Koyo Kouoh comments on the selection of artists in relation to the curatorial concept: “Still the Barbarians invites us to look at the postcolonial condition on a comparative level. It is not just given from an Irish perspective but also from an African perspective, a Southeast Asian perspective, and a South American perspective. The whole discourse on the post colony should be more present in societies that were once colonized or were once colonizers – in Ireland, a country that has been occupied for so long, as well as elsewhere. The whole selection of artists is an attempt to show that the local is in the global and that the global has an influence on the local, and how these contemporary issues are a matter of interdependency, since it is a question of how you see yourself from whatever standpoint or whatever location you are acting from, of how you connect that to the world. Nowadays, even the most remote or isolated places are connected to the rest of the world because of the flurry and flood of information we have access to.“
Ormston House, Limerick, in partnership with EVA International, will present Murder Machine curated by Christine Eyene. Murder Machine brings together Ceara Conway, George Hallett, Linda O’Keeffe, The Otolith Group and Rusangano Family, for an interactive display and a series of monthly public interventions around text and language, across histories, geographies and political contexts, through art pieces, performances and archival material previously unseen in Ireland.
An Activation programme will provide opportunities for discourse and dialogue in response to the exhibition, and Young EVA, with education curator Katy Fitzpatrick and philosopher Aislinn O’Donnell, will facilitate a series of workshops between children, young people and participating artists.
The Still the Barbarians programme will conclude with a Colloquium and The Poets’ Recital co-curated by Koyo Kouoh and Rasha Salti, supported by the Johann Jacobs Museum and in partnership with Limerick 2020.
Koyo Kouoh is the founding artistic director of RAW Material Company, a centre for art, knowledge and society in Dakar and the curator of “FORUM”, the education programme at 1:54 Contemporary African Art Fair in London and New York.

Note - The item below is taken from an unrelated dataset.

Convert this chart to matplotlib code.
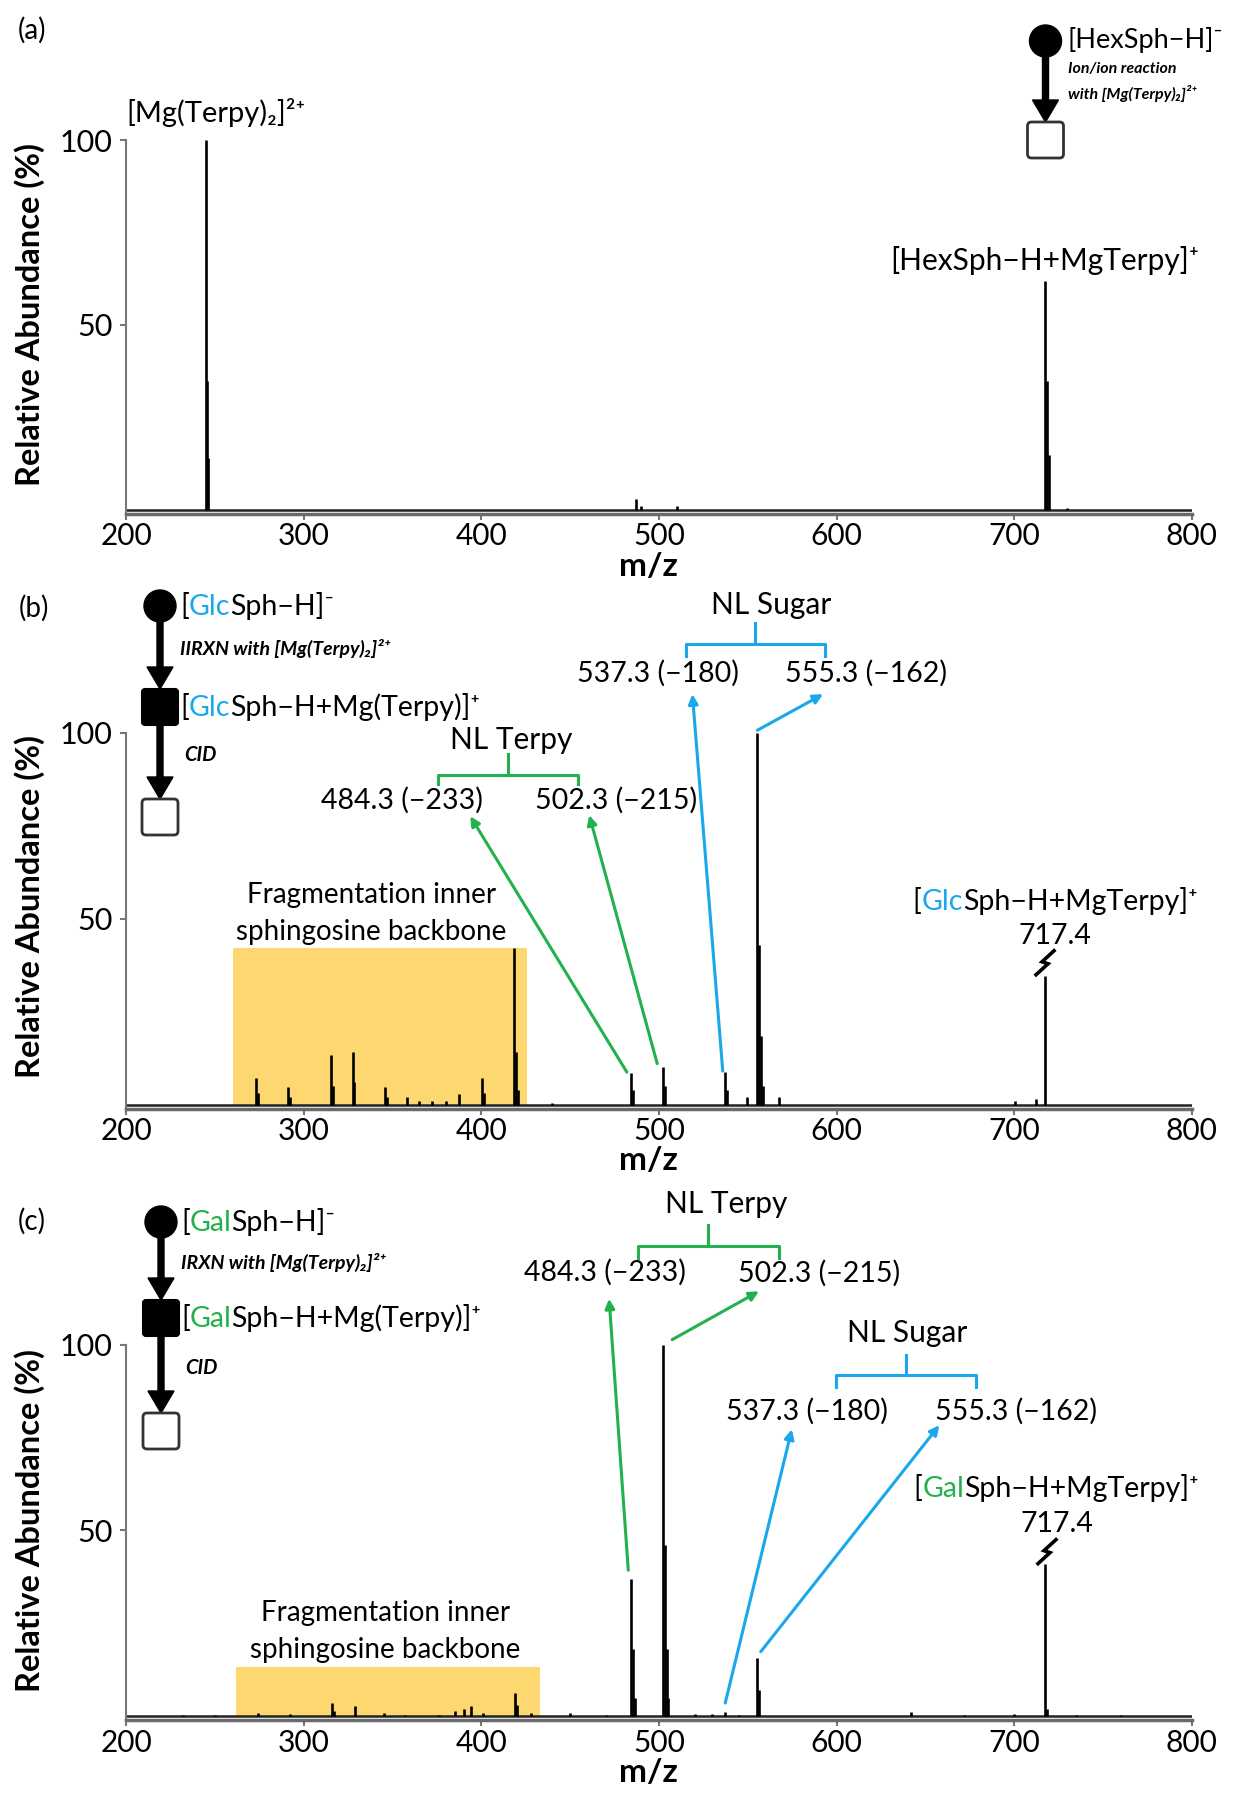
import matplotlib
matplotlib.use('Agg')
import matplotlib.pyplot as plt
from matplotlib.patches import Circle, FancyBboxPatch, FancyArrow, Rectangle
from matplotlib.transforms import IdentityTransform

plt.rcParams['font.family'] = ['Lato', 'DejaVu Sans']

BLUE = '#1AA7EC'
GREEN = '#22B14C'
GOLD = '#FDD870'

# (a) ion/ion reaction spectrum
a_mz = [245.0, 245.5, 246.0, 487.0, 490.0, 510.0, 717.4, 718.4, 719.4, 730.0]
a_int = [100, 35, 14, 3.0, 1.0, 1.2, 62, 35, 15, 0.5]

# (b) CID of [GlcSph-H+Mg(Terpy)]+
b_mz = [273.2, 274.2, 291.1, 292.1, 315.5, 316.5, 327.4, 328.4, 345.6, 346.6,
        358.0, 365.0, 372.0, 380.0, 387.6, 400.2, 401.2, 418.6, 419.6, 420.6,
        440.0, 484.3, 485.3, 502.3, 503.3, 537.3, 538.3, 549.3, 555.3, 556.3,
        557.3, 558.3, 567.3, 700.4, 712.4, 717.4]
b_int = [7.0, 3.0, 4.8, 2.0, 13.4, 5.0, 14.1, 6.0, 4.8, 2.0,
         2.0, 1.0, 1.0, 1.0, 2.8, 7.2, 3.0, 42.0, 14.0, 4.0,
         0.5, 8.5, 4.0, 10.0, 5.0, 8.8, 4.0, 2.0, 100, 43,
         18.5, 5.0, 2.0, 1.0, 1.5, 34.5]

# (c) CID of [GalSph-H+Mg(Terpy)]+
c_mz = [232, 250, 274, 292, 316, 317, 328.8, 345, 357, 376, 385, 390, 394, 401,
        419, 420, 428, 450, 470, 484.3, 485.3, 486.3, 502.3, 503.3, 504.3, 505.3,
        520, 530, 537.3, 545, 555.3, 556.3, 642, 672, 700, 717.4, 718.4, 735, 760]
c_int = [0.5, 0.5, 1.0, 0.6, 3.6, 1.5, 2.7, 0.8, 0.5, 0.5, 1.5, 2.0, 2.7, 1.0,
         6.4, 3.0, 1.0, 0.8, 0.5, 37, 18, 5, 100, 46, 18, 5,
         0.6, 0.6, 1.2, 0.5, 15.7, 7, 1.2, 0.5, 0.6, 41, 2, 0.5, 0.4]

x_ticks = [200, 300, 400, 500, 600, 700, 800]
y_ticks = [50, 100]

W, H = 1248, 1800
fig = plt.figure(figsize=(W / 100, H / 100), dpi=100)
renderer = fig.canvas.get_renderer()

X200, X800 = 126.3, 1191.7
PANELS = [(140.0, 510.0), (732.5, 1104.5), (1344.5, 1716.4)]


def make_axes(y100, y0, mz, inten):
    ppu = (y0 - y100) / 100.0
    ax = fig.add_axes([X200 / W, 1 - (y0 + 4) / H, (X800 - X200) / W, (y0 + 4 - y100) / H])
    ax.set_xlim(200, 800)
    ax.set_ylim(-4 / ppu, 100)
    for s in ['top', 'right']:
        ax.spines[s].set_visible(False)
    ax.spines['left'].set_color('#777777')
    ax.spines['left'].set_linewidth(1.5)
    ax.spines['bottom'].set_color('#6a6a6a')
    ax.spines['bottom'].set_linewidth(2.5)
    ax.set_xticks(x_ticks)
    ax.set_yticks(y_ticks)
    ax.tick_params(axis='x', length=4, width=1.5, color='#777777', labelsize=21.5, pad=2)
    ax.tick_params(axis='y', length=4, width=1.5, color='#777777', labelsize=22, pad=6)
    ax.plot([200, 800], [0, 0], color='#222222', lw=1.8, solid_capstyle='butt', zorder=2.5)
    ax.vlines(mz, 0, inten, color='black', lw=1.9, zorder=2.6)
    return ax


def color_text(ax, x, y, pieces, ha='left', transform=None, **kw):
    if transform is None:
        transform = ax.transData
    full = ''.join(s for s, _ in pieces)
    probe = ax.text(x, y, full, transform=transform, ha=ha, va='center', **kw)
    bb = probe.get_window_extent(renderer=renderer)
    probe.remove()
    t = ax.text(bb.x0, bb.y0, pieces[0][0], color=pieces[0][1], transform=IdentityTransform(),
                ha='left', va='bottom', clip_on=False, **kw)
    for s, c in pieces[1:]:
        t = ax.annotate(s, xy=(1, 0), xycoords=t, ha='left', va='bottom', color=c,
                        annotation_clip=False, **kw)


def bracket(ax, x0, x1, y, drop, rise, color):
    xm = (x0 + x1) / 2
    ax.plot([x0, x0, x1, x1], [y - drop, y, y, y - drop], color=color, lw=2.2, clip_on=False)
    ax.plot([xm, xm], [y, y + rise], color=color, lw=2.2, clip_on=False)


def arrow(ax, start, end, color):
    ax.annotate('', xy=end, xytext=start, annotation_clip=False,
                arrowprops=dict(arrowstyle='-|>', color=color, lw=2.2, mutation_scale=14,
                                shrinkA=0, shrinkB=0))


def label(ax, x, y, s, size=20.5):
    ax.text(x, y, s, ha='center', va='center', fontsize=size, clip_on=False)


axes = [make_axes(PANELS[0][0], PANELS[0][1], a_mz, a_int),
        make_axes(PANELS[1][0], PANELS[1][1], b_mz, b_int),
        make_axes(PANELS[2][0], PANELS[2][1], c_mz, c_int)]

# overlay in pixel coordinates for figure-level decorations
ov = fig.add_axes([0, 0, 1, 1])
ov.set_xlim(0, W)
ov.set_ylim(H, 0)
ov.axis('off')
ov.set_zorder(10)


def break_mark(panel, mz, pct):
    y100, y0 = PANELS[panel]
    px = X200 + (mz - 200) * (X800 - X200) / 600
    py = y0 - pct * (y0 - y100) / 100
    ov.plot([px - 9, px + 3, px - 3, px + 9], [py + 12, py + 1, py - 1, py - 12],
            color='black', lw=2.6, solid_joinstyle='miter')


for s, x, y in [('(a)', 32, 30), ('(b)', 34, 608), ('(c)', 32, 1221)]:
    ov.text(x, y, s, fontsize=20, ha='center', va='center')
for y in [314, 906, 1521]:
    ov.text(30, y, 'Relative Abundance (%)', rotation=90, fontsize=23.5, fontweight='bold',
            ha='center', va='center')
for y in [566, 1160, 1772]:
    ov.text(648, y, 'm/z', fontsize=24, fontweight='bold', ha='center', va='center')


def scheme(cx, y_circle, y_sq_empty, y_sq_filled=None):
    ov.add_patch(Circle((cx, y_circle), 16, color='black'))
    s = 36
    if y_sq_filled is not None:
        ov.add_patch(FancyArrow(cx, y_circle + 10, 0, y_sq_filled - s / 2 - y_circle - 10, width=6,
                                head_width=26, head_length=22, length_includes_head=True,
                                color='black'))
        ov.add_patch(FancyBboxPatch((cx - s / 2, y_sq_filled - s / 2), s, s,
                                    boxstyle='round,pad=0,rounding_size=3', facecolor='black',
                                    edgecolor='black', lw=1.5))
        start = y_sq_filled + s / 2 - 2
    else:
        start = y_circle + 10
    ov.add_patch(FancyArrow(cx, start, 0, y_sq_empty - s / 2 - start, width=6,
                            head_width=26, head_length=22, length_includes_head=True,
                            color='black'))
    ov.add_patch(FancyBboxPatch((cx - s / 2, y_sq_empty - s / 2), s, s,
                                boxstyle='round,pad=0,rounding_size=4', facecolor='white',
                                edgecolor='#333333', lw=2))


# ---- panel (a)
ax = axes[0]
ax.text(200, 107.4, '[Mg(Terpy)\u2082]\u00b2\u207a', ha='left', va='center', fontsize=21, clip_on=False)
label(ax, 717.4, 67.5, '[HexSph\u2212H+MgTerpy]\u207a', size=21.5)
scheme(1045.5, 41, 140)
ov.text(1068, 40, '[HexSph\u2212H]\u207b', fontsize=19.5, ha='left', va='center')
ov.text(1068, 69, 'Ion/ion reaction', fontsize=11.5, fontweight='bold', fontstyle='italic',
        ha='left', va='center')
ov.text(1068, 94, 'with [Mg(Terpy)\u2082]\u00b2\u207a', fontsize=11.5, fontweight='bold',
        fontstyle='italic', ha='left', va='center')

# ---- panel (b)
ax = axes[1]
ax.add_patch(Rectangle((260.2, 0), 425.4 - 260.2, 42, facecolor=GOLD, edgecolor='none', zorder=1))
ax.text(338, 56.3, 'Fragmentation inner', ha='center', va='center', fontsize=20, clip_on=False)
ax.text(338, 46.5, 'sphingosine backbone', ha='center', va='center', fontsize=20, clip_on=False)
label(ax, 417, 98, 'NL Terpy', size=21.5)
bracket(ax, 375.8, 454.6, 88.7, 2.6, 5.6, GREEN)
label(ax, 355.5, 81.7, '484.3 (\u2212233)')
label(ax, 476, 81.7, '502.3 (\u2212215)')
arrow(ax, (481.9, 8.7), (393.7, 77.5), GREEN)
arrow(ax, (499.0, 11.0), (460.7, 77.8), GREEN)
label(ax, 563, 134.2, 'NL Sugar', size=21.5)
bracket(ax, 515.0, 593.4, 123.8, 3.2, 5.6, BLUE)
label(ax, 499.3, 116, '537.3 (\u2212180)')
label(ax, 616.6, 116, '555.3 (\u2212162)')
arrow(ax, (535.9, 9.0), (518.8, 110.3), BLUE)
arrow(ax, (555.4, 100.6), (592.4, 110.3), BLUE)
color_text(ax, 723, 54.8, [('[', 'black'), ('Glc', BLUE), ('Sph\u2212H+MgTerpy]\u207a', 'black')],
           ha='center', fontsize=20.5)
label(ax, 723, 45.3, '717.4')
break_mark(1, 717.4, 38.1)
scheme(160, 606, 817, 707)
color_text(ov, 180, 606, [('[', 'black'), ('Glc', BLUE), ('Sph\u2212H]\u207b', 'black')], fontsize=20.5)
ov.text(180, 648, 'IIRXN with [Mg(Terpy)\u2082]\u00b2\u207a', fontsize=14, fontweight='bold',
        fontstyle='italic', ha='left', va='center')
color_text(ov, 180, 707, [('[', 'black'), ('Glc', BLUE), ('Sph\u2212H+Mg(Terpy)]\u207a', 'black')],
           fontsize=20.5)
ov.text(184, 755, 'CID', fontsize=14.5, fontweight='bold', fontstyle='italic', ha='left', va='center')

# ---- panel (c)
ax = axes[2]
ax.add_patch(Rectangle((261.8, 0), 433.0 - 261.8, 13.4, facecolor=GOLD, edgecolor='none', zorder=1))
ax.text(346, 27.7, 'Fragmentation inner', ha='center', va='center', fontsize=20, clip_on=False)
ax.text(346, 17.9, 'sphingosine backbone', ha='center', va='center', fontsize=20, clip_on=False)
label(ax, 537.7, 137.8, 'NL Terpy', size=21.5)
bracket(ax, 488.3, 567.3, 126.4, 3.1, 5.7, GREEN)
label(ax, 469.6, 119.5, '484.3 (\u2212233)')
label(ax, 590.3, 119.2, '502.3 (\u2212215)')
arrow(ax, (482.7, 39.3), (471.9, 112.3), GREEN)
arrow(ax, (507.4, 101.3), (556.3, 114.3), GREEN)
label(ax, 639.9, 103, 'NL Sugar', size=21.5)
bracket(ax, 599.9, 678.7, 91.7, 3.0, 5.5, BLUE)
label(ax, 583.5, 82.1, '537.3 (\u2212180)')
label(ax, 701.2, 82.1, '555.3 (\u2212162)')
arrow(ax, (537.3, 3.6), (574.8, 77.2), BLUE)
arrow(ax, (557.3, 17.4), (657.9, 78.3), BLUE)
color_text(ax, 723.6, 61.3, [('[', 'black'), ('Gal', GREEN), ('Sph\u2212H+MgTerpy]\u207a', 'black')],
           ha='center', fontsize=20.5)
label(ax, 724, 51.6, '717.4')
break_mark(2, 718.5, 44.3)
scheme(161, 1222, 1431, 1318)
color_text(ov, 181, 1222, [('[', 'black'), ('Gal', GREEN), ('Sph\u2212H]\u207b', 'black')], fontsize=20.5)
ov.text(181, 1263, 'IRXN with [Mg(Terpy)\u2082]\u00b2\u207a', fontsize=14, fontweight='bold',
        fontstyle='italic', ha='left', va='center')
color_text(ov, 181, 1318, [('[', 'black'), ('Gal', GREEN), ('Sph\u2212H+Mg(Terpy)]\u207a', 'black')],
           fontsize=20.5)
ov.text(185, 1368, 'CID', fontsize=14.5, fontweight='bold', fontstyle='italic', ha='left', va='center')

fig.savefig('out.png', dpi=100)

Koyo maintains a critical curatorial, advisory and judging activity internationally. In collaboration with Rasha Salti, Kouoh is working on “Saving Bruce Lee: African and Arab Cinema in the Era of Soviet Cultural Diplomacy”, a three-year research, exhibition and publication project to be held at Garage Museum of Contemporary Art in Moscow in June and September 2016. Koyo Kouoh lives and works in Dakar and Basel, and was recently highlighted as number 73 in the Art Review Power 100 list.